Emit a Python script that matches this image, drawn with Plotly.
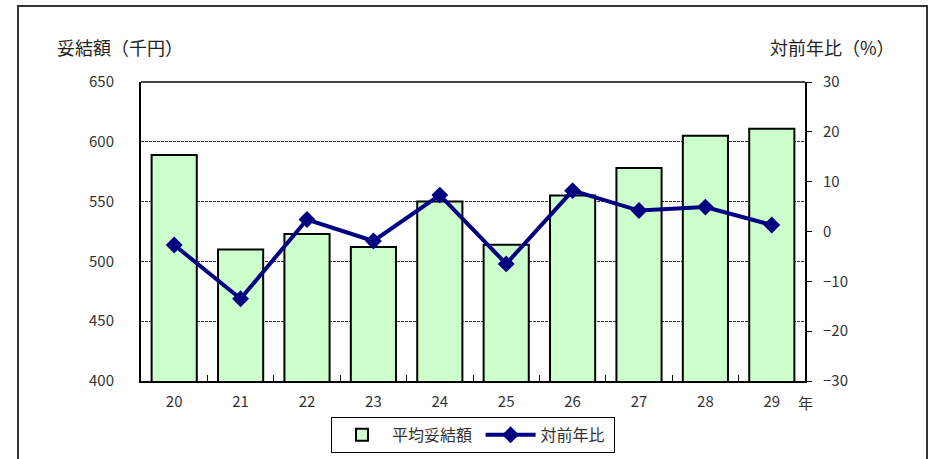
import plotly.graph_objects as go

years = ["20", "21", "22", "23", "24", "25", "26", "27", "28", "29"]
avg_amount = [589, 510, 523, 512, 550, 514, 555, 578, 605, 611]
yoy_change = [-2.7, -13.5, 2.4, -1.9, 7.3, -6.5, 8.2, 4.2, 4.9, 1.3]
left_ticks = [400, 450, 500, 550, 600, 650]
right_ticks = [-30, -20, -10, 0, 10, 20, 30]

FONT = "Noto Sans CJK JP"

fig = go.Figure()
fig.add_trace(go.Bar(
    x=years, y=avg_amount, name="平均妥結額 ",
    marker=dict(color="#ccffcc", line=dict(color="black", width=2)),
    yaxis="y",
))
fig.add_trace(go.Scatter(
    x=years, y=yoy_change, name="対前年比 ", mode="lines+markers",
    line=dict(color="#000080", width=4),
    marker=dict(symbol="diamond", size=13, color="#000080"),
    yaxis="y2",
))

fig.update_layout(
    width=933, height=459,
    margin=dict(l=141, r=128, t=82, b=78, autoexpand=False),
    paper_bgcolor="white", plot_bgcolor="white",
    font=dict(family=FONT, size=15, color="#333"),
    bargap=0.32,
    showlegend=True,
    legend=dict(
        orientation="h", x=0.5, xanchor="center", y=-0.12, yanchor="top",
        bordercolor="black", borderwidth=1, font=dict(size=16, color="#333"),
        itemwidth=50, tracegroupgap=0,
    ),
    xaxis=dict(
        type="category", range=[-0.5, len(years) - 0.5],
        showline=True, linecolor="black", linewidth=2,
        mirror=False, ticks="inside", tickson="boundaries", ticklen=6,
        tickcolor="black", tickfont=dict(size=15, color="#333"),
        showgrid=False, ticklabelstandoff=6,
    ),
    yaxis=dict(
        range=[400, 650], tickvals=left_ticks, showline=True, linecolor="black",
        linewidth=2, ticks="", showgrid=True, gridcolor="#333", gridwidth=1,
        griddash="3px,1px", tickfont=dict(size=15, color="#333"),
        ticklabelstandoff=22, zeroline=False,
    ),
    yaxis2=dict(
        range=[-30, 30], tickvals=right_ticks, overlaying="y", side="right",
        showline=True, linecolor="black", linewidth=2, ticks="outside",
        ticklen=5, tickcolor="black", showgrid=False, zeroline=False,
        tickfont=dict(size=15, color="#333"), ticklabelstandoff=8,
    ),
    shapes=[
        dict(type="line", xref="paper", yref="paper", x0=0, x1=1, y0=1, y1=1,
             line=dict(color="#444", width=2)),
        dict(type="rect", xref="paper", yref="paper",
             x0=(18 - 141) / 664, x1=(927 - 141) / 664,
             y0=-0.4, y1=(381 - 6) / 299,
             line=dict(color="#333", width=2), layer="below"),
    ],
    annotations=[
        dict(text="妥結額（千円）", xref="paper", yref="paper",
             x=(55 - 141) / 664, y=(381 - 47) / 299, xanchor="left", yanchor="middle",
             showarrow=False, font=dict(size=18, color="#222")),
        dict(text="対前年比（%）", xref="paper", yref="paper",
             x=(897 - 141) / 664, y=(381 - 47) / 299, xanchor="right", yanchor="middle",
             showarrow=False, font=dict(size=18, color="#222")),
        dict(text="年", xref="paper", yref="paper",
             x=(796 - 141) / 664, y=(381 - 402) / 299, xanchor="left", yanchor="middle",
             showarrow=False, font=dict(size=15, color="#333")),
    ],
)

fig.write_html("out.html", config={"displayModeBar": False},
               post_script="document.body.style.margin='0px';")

_ _ _ _ _

§ **Requirements**:
Working from the lines above, reproduce the material exactly and exclude its pictures.

§ **Complete answer**:
Emit a Python script that matches this image, drawn with Plotly.
import plotly.graph_objects as go

years = ["20", "21", "22", "23", "24", "25", "26", "27", "28", "29"]
avg_amount = [589, 510, 523, 512, 550, 514, 555, 578, 605, 611]
yoy_change = [-2.7, -13.5, 2.4, -1.9, 7.3, -6.5, 8.2, 4.2, 4.9, 1.3]
left_ticks = [400, 450, 500, 550, 600, 650]
right_ticks = [-30, -20, -10, 0, 10, 20, 30]

FONT = "Noto Sans CJK JP"

fig = go.Figure()
fig.add_trace(go.Bar(
    x=years, y=avg_amount, name="平均妥結額 ",
    marker=dict(color="#ccffcc", line=dict(color="black", width=2)),
    yaxis="y",
))
fig.add_trace(go.Scatter(
    x=years, y=yoy_change, name="対前年比 ", mode="lines+markers",
    line=dict(color="#000080", width=4),
    marker=dict(symbol="diamond", size=13, color="#000080"),
    yaxis="y2",
))

fig.update_layout(
    width=933, height=459,
    margin=dict(l=141, r=128, t=82, b=78, autoexpand=False),
    paper_bgcolor="white", plot_bgcolor="white",
    font=dict(family=FONT, size=15, color="#333"),
    bargap=0.32,
    showlegend=True,
    legend=dict(
        orientation="h", x=0.5, xanchor="center", y=-0.12, yanchor="top",
        bordercolor="black", borderwidth=1, font=dict(size=16, color="#333"),
        itemwidth=50, tracegroupgap=0,
    ),
    xaxis=dict(
        type="category", range=[-0.5, len(years) - 0.5],
        showline=True, linecolor="black", linewidth=2,
        mirror=False, ticks="inside", tickson="boundaries", ticklen=6,
        tickcolor="black", tickfont=dict(size=15, color="#333"),
        showgrid=False, ticklabelstandoff=6,
    ),
    yaxis=dict(
        range=[400, 650], tickvals=left_ticks, showline=True, linecolor="black",
        linewidth=2, ticks="", showgrid=True, gridcolor="#333", gridwidth=1,
        griddash="3px,1px", tickfont=dict(size=15, color="#333"),
        ticklabelstandoff=22, zeroline=False,
    ),
    yaxis2=dict(
        range=[-30, 30], tickvals=right_ticks, overlaying="y", side="right",
        showline=True, linecolor="black", linewidth=2, ticks="outside",
        ticklen=5, tickcolor="black", showgrid=False, zeroline=False,
        tickfont=dict(size=15, color="#333"), ticklabelstandoff=8,
    ),
    shapes=[
        dict(type="line", xref="paper", yref="paper", x0=0, x1=1, y0=1, y1=1,
             line=dict(color="#444", width=2)),
        dict(type="rect", xref="paper", yref="paper",
             x0=(18 - 141) / 664, x1=(927 - 141) / 664,
             y0=-0.4, y1=(381 - 6) / 299,
             line=dict(color="#333", width=2), layer="below"),
    ],
    annotations=[
        dict(text="妥結額（千円）", xref="paper", yref="paper",
             x=(55 - 141) / 664, y=(381 - 47) / 299, xanchor="left", yanchor="middle",
             showarrow=False, font=dict(size=18, color="#222")),
        dict(text="対前年比（%）", xref="paper", yref="paper",
             x=(897 - 141) / 664, y=(381 - 47) / 299, xanchor="right", yanchor="middle",
             showarrow=False, font=dict(size=18, color="#222")),
        dict(text="年", xref="paper", yref="paper",
             x=(796 - 141) / 664, y=(381 - 402) / 299, xanchor="left", yanchor="middle",
             showarrow=False, font=dict(size=15, color="#333")),
    ],
)

fig.write_html("out.html", config={"displayModeBar": False},
               post_script="document.body.style.margin='0px';")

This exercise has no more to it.